## DIRECTIONS FOR THIS TASK
Without the pictures, return exactly the lines from the one with "Generate a Python" through the one with "labeled = cats[::2]". Both end lines belong in the copy.
** start ENTRIES SHOWN **
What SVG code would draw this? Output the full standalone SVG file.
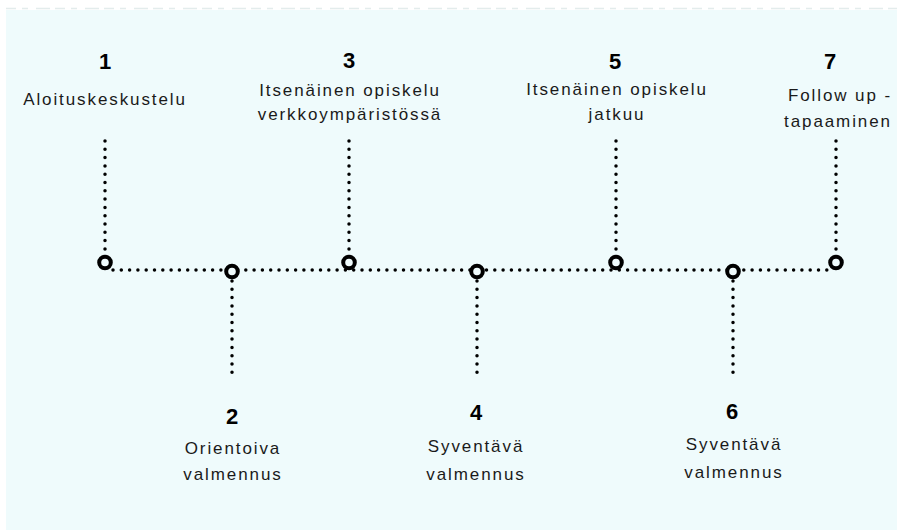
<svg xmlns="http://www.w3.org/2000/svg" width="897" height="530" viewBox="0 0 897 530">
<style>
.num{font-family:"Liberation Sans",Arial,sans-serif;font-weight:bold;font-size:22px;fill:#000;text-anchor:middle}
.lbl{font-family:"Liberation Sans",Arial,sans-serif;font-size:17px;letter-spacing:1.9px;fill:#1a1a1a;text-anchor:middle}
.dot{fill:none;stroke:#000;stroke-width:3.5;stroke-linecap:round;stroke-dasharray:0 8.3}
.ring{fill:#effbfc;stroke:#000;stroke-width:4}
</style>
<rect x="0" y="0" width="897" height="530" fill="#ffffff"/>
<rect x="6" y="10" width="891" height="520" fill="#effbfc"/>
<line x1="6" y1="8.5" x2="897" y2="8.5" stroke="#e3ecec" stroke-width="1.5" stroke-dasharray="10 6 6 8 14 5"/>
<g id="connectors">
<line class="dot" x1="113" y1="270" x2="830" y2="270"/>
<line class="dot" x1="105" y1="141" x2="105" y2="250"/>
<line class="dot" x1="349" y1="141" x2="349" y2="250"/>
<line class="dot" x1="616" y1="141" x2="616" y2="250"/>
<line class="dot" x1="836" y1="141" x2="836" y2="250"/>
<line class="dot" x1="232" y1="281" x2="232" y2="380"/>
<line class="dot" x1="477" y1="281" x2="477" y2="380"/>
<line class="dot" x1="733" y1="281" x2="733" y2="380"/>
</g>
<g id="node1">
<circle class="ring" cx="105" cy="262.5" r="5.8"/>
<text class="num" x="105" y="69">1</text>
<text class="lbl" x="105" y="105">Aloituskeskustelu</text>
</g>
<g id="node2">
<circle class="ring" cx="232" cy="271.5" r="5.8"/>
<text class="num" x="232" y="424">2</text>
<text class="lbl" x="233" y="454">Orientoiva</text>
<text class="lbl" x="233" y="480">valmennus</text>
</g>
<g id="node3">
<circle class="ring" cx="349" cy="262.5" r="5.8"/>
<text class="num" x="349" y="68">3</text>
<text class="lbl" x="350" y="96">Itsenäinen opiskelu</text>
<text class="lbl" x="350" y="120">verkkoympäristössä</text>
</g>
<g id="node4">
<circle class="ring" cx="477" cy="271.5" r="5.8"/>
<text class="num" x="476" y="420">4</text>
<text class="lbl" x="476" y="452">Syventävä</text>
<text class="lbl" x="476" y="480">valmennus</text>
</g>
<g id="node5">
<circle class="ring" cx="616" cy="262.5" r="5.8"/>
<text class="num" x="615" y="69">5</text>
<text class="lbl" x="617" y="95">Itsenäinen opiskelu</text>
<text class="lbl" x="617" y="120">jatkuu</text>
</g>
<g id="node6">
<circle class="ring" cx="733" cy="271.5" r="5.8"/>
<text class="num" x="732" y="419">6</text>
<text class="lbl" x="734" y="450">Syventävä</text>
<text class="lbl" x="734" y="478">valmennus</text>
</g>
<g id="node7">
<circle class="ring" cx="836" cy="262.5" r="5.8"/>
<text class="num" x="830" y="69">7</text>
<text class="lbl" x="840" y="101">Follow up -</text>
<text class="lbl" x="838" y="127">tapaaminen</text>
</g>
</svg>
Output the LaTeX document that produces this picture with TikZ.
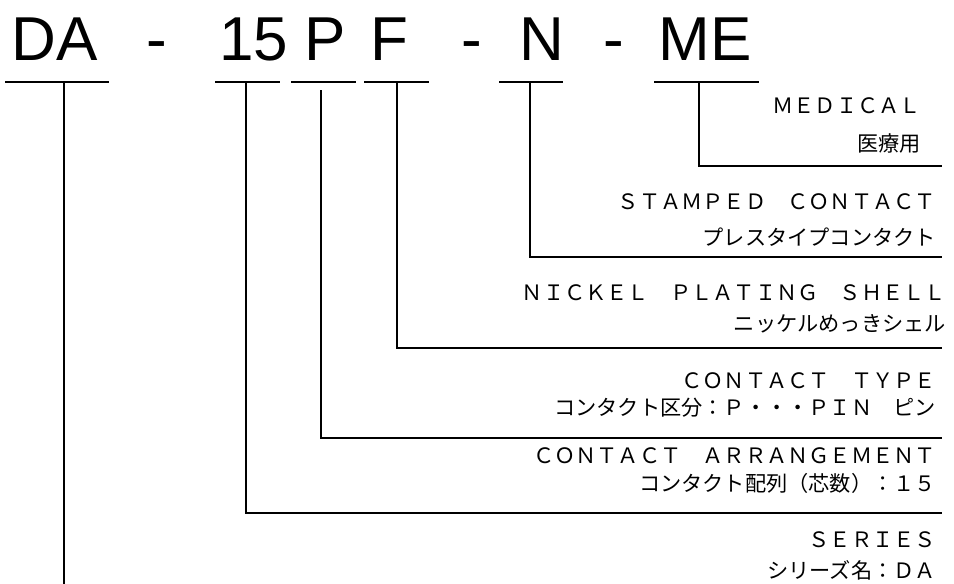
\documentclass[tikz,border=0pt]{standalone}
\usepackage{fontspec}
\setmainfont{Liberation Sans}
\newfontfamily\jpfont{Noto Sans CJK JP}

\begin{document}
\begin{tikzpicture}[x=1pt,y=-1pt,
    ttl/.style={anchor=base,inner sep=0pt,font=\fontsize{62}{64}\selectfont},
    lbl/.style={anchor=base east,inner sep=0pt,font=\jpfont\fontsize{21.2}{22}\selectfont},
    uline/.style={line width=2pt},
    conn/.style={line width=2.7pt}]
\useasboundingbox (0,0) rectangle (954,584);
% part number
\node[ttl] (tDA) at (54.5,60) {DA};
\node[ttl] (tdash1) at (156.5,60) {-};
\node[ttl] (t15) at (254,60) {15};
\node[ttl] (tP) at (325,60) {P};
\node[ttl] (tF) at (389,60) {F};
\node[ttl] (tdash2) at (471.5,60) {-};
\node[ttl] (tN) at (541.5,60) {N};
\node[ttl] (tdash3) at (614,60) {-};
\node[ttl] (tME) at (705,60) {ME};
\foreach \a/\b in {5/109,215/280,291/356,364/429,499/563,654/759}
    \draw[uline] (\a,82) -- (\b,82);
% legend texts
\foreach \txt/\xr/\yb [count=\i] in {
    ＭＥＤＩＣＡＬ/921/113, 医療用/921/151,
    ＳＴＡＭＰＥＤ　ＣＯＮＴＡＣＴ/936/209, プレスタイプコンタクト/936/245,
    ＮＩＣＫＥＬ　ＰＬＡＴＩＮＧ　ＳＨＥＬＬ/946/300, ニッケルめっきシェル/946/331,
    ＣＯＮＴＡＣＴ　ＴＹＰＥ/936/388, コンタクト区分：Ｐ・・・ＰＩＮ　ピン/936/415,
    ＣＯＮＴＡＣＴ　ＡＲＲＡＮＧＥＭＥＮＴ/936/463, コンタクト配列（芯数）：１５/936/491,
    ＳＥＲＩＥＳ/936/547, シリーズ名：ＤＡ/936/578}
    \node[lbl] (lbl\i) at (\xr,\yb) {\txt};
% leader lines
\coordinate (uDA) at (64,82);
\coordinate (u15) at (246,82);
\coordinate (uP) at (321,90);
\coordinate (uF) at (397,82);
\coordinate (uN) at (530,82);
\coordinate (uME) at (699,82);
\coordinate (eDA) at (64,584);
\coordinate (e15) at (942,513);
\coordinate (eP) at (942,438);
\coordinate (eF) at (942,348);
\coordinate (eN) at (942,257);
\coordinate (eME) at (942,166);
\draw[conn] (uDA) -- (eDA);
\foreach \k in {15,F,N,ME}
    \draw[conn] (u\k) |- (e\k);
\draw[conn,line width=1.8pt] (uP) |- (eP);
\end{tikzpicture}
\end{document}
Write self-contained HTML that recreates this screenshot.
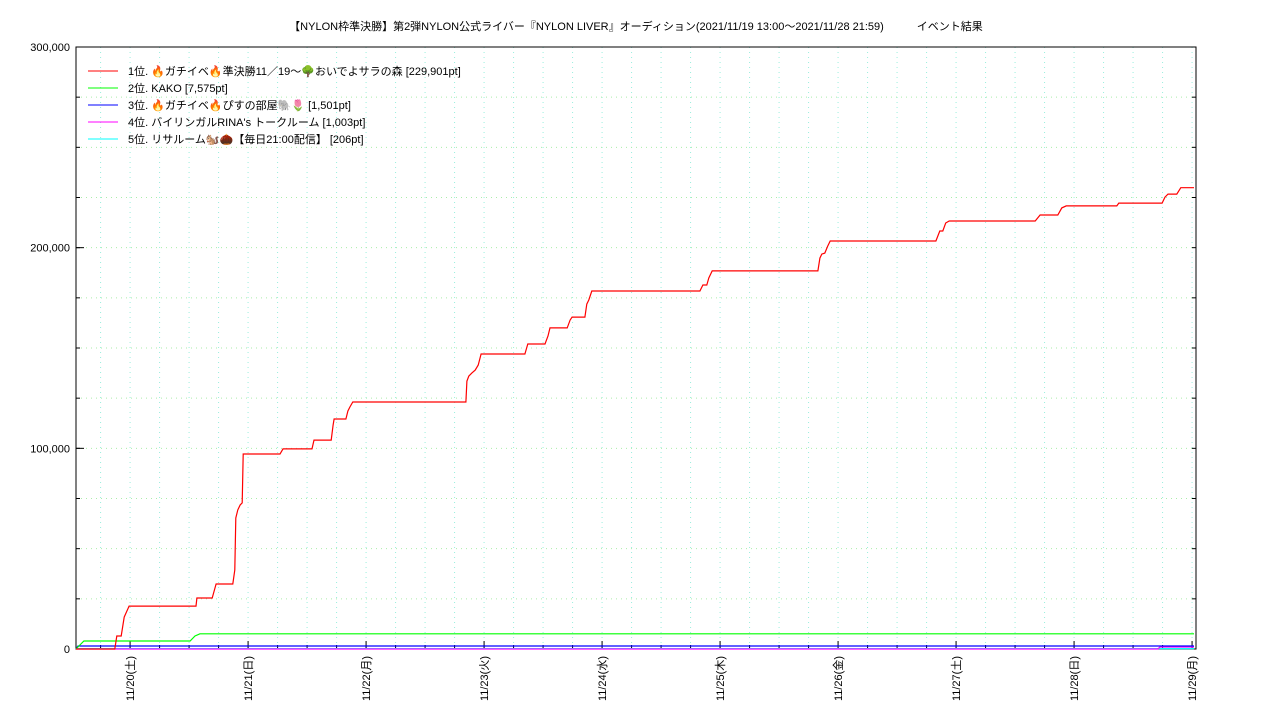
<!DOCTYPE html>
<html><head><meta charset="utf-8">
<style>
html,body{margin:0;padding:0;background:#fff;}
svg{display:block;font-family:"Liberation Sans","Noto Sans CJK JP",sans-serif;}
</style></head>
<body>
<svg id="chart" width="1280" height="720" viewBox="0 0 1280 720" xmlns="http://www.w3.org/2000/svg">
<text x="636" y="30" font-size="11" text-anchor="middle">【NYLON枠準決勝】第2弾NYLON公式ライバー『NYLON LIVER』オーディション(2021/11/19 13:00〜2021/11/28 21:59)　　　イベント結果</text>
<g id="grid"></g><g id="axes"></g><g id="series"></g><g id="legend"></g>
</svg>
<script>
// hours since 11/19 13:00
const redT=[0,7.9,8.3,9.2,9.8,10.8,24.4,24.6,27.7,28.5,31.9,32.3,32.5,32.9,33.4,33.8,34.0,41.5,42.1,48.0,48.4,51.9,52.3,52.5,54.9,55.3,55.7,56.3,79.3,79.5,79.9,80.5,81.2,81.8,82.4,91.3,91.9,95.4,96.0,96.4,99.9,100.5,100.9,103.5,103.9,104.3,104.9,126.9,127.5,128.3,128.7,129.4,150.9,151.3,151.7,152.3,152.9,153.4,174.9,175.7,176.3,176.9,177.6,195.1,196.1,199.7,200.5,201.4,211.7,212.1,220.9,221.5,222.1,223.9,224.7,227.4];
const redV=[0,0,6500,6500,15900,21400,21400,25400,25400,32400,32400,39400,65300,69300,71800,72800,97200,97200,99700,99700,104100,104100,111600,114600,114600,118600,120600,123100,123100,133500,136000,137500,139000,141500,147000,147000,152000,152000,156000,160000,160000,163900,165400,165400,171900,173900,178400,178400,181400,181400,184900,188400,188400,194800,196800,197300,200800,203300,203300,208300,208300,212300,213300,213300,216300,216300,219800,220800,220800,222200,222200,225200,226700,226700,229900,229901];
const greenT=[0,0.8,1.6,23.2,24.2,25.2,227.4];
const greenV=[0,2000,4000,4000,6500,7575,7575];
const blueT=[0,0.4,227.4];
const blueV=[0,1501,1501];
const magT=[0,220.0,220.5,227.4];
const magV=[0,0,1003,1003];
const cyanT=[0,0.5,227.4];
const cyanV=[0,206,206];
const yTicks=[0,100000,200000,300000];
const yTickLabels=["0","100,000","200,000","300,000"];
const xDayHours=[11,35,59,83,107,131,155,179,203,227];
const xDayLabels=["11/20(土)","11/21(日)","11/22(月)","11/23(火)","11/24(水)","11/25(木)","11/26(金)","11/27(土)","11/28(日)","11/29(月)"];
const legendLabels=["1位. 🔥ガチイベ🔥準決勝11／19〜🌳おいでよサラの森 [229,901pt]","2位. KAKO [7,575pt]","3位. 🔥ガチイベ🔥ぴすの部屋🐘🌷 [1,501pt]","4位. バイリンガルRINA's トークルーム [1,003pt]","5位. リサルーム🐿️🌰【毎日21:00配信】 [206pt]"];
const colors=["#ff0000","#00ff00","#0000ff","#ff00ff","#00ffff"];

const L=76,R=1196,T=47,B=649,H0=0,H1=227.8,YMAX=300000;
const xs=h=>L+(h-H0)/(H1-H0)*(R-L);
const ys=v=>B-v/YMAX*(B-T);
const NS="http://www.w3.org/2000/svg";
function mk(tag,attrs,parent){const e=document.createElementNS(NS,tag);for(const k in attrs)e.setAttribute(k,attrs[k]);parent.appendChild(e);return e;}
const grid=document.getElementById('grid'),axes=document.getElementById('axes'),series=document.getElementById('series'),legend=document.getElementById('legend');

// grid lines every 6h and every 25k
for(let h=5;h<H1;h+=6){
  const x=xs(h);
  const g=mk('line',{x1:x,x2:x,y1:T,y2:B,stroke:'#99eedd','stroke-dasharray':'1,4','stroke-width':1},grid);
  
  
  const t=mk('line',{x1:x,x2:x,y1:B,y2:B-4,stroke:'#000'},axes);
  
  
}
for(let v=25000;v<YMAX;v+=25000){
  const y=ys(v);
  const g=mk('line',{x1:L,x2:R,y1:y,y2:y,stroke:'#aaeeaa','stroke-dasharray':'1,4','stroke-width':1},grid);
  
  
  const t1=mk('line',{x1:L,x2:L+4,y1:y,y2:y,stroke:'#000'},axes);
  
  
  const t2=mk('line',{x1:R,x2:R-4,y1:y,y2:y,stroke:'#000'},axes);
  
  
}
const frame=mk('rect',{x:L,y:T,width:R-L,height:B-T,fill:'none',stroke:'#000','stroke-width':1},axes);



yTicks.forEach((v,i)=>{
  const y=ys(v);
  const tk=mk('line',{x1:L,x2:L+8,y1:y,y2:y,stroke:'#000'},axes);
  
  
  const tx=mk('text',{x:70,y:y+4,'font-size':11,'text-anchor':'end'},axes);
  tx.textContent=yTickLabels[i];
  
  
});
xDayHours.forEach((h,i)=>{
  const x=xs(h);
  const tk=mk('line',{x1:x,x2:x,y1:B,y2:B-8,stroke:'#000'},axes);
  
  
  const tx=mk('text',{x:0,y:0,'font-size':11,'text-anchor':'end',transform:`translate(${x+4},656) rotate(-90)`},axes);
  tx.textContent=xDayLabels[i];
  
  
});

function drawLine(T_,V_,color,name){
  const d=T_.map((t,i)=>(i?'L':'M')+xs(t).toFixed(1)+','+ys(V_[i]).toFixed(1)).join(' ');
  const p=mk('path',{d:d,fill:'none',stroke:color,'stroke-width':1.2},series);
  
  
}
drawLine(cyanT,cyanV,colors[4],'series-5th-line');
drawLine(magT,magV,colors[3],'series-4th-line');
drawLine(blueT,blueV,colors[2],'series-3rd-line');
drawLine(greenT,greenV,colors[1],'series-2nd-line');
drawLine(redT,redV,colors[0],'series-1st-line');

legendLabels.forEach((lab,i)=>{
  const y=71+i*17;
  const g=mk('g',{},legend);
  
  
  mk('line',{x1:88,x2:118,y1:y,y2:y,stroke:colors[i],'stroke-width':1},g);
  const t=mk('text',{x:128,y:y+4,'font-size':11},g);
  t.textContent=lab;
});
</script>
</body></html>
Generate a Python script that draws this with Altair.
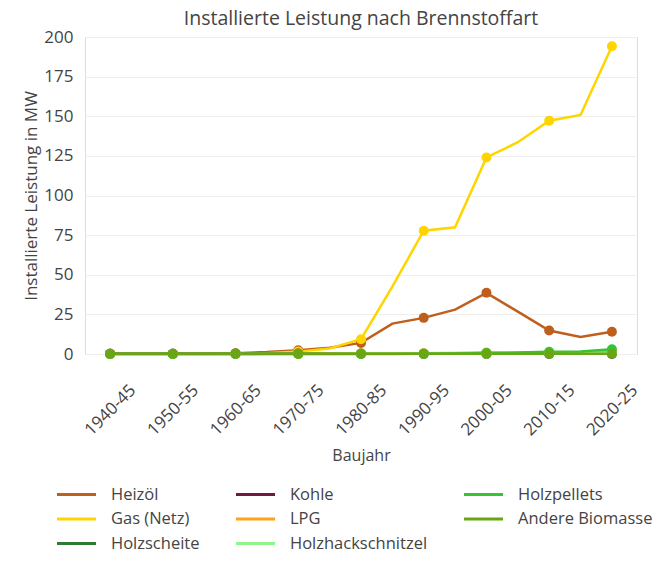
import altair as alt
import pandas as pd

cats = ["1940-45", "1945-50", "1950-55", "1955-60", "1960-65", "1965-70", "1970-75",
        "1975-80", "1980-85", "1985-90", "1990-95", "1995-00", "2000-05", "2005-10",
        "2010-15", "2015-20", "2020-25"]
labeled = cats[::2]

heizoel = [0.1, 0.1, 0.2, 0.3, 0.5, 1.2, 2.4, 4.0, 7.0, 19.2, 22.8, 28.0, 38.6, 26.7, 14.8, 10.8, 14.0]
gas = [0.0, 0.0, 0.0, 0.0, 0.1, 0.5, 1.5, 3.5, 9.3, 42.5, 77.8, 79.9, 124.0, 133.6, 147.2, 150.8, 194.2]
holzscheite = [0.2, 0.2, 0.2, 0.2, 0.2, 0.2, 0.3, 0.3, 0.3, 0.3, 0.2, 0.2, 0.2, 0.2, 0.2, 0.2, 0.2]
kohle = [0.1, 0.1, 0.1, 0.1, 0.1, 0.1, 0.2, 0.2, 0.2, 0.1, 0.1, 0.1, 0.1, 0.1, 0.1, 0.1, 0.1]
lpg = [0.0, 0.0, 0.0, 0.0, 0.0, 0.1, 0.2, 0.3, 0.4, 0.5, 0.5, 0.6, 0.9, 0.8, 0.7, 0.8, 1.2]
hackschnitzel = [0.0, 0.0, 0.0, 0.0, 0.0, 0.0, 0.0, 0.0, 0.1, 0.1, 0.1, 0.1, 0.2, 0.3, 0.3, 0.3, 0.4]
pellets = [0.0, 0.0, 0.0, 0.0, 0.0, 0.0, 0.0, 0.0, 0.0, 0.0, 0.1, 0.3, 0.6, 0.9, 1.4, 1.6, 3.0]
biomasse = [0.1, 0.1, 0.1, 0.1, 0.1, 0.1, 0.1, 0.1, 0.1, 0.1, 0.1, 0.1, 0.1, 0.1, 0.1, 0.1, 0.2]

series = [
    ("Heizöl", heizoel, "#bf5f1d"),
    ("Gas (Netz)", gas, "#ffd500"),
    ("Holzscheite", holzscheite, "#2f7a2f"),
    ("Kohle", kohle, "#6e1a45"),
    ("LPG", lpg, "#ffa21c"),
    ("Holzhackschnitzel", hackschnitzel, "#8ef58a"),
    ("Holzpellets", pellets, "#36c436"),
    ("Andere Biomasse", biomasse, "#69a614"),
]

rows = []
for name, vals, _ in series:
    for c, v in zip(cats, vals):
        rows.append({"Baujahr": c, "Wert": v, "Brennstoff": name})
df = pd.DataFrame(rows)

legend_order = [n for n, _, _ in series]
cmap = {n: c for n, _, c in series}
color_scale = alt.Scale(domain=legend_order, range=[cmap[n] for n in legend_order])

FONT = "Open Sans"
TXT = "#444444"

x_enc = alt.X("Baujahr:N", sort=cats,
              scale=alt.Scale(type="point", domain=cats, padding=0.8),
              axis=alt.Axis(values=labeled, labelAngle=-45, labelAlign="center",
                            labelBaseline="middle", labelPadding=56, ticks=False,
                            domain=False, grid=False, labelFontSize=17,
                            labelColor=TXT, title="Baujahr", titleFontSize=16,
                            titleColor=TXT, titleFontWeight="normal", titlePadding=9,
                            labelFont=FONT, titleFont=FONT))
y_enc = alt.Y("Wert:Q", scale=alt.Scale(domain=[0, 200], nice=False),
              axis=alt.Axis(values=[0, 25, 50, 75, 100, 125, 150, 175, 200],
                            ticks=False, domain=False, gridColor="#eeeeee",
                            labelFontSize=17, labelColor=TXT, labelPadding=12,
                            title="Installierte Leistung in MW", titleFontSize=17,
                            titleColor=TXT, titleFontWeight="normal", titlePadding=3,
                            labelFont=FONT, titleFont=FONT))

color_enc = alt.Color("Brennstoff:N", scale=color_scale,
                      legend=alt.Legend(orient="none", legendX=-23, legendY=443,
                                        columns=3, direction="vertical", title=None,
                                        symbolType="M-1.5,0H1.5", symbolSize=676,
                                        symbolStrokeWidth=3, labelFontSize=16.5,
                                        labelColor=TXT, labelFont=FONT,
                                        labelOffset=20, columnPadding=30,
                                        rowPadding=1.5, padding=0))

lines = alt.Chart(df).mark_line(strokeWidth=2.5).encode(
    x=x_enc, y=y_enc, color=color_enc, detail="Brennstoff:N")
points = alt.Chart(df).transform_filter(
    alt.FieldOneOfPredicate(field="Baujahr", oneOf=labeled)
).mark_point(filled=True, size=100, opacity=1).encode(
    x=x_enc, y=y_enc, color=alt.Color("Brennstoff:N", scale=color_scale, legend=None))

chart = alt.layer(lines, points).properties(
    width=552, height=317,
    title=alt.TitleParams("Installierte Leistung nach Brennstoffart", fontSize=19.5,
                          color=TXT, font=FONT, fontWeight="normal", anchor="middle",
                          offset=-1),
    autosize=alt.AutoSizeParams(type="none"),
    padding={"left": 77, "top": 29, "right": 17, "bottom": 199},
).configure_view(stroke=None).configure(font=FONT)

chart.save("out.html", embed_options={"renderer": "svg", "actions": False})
** end ENTRIES SHOWN **
## COMPLETED EXERCISE
Generate a Python script that draws this with Altair.
import altair as alt
import pandas as pd

cats = ["1940-45", "1945-50", "1950-55", "1955-60", "1960-65", "1965-70", "1970-75",
        "1975-80", "1980-85", "1985-90", "1990-95", "1995-00", "2000-05", "2005-10",
        "2010-15", "2015-20", "2020-25"]
labeled = cats[::2]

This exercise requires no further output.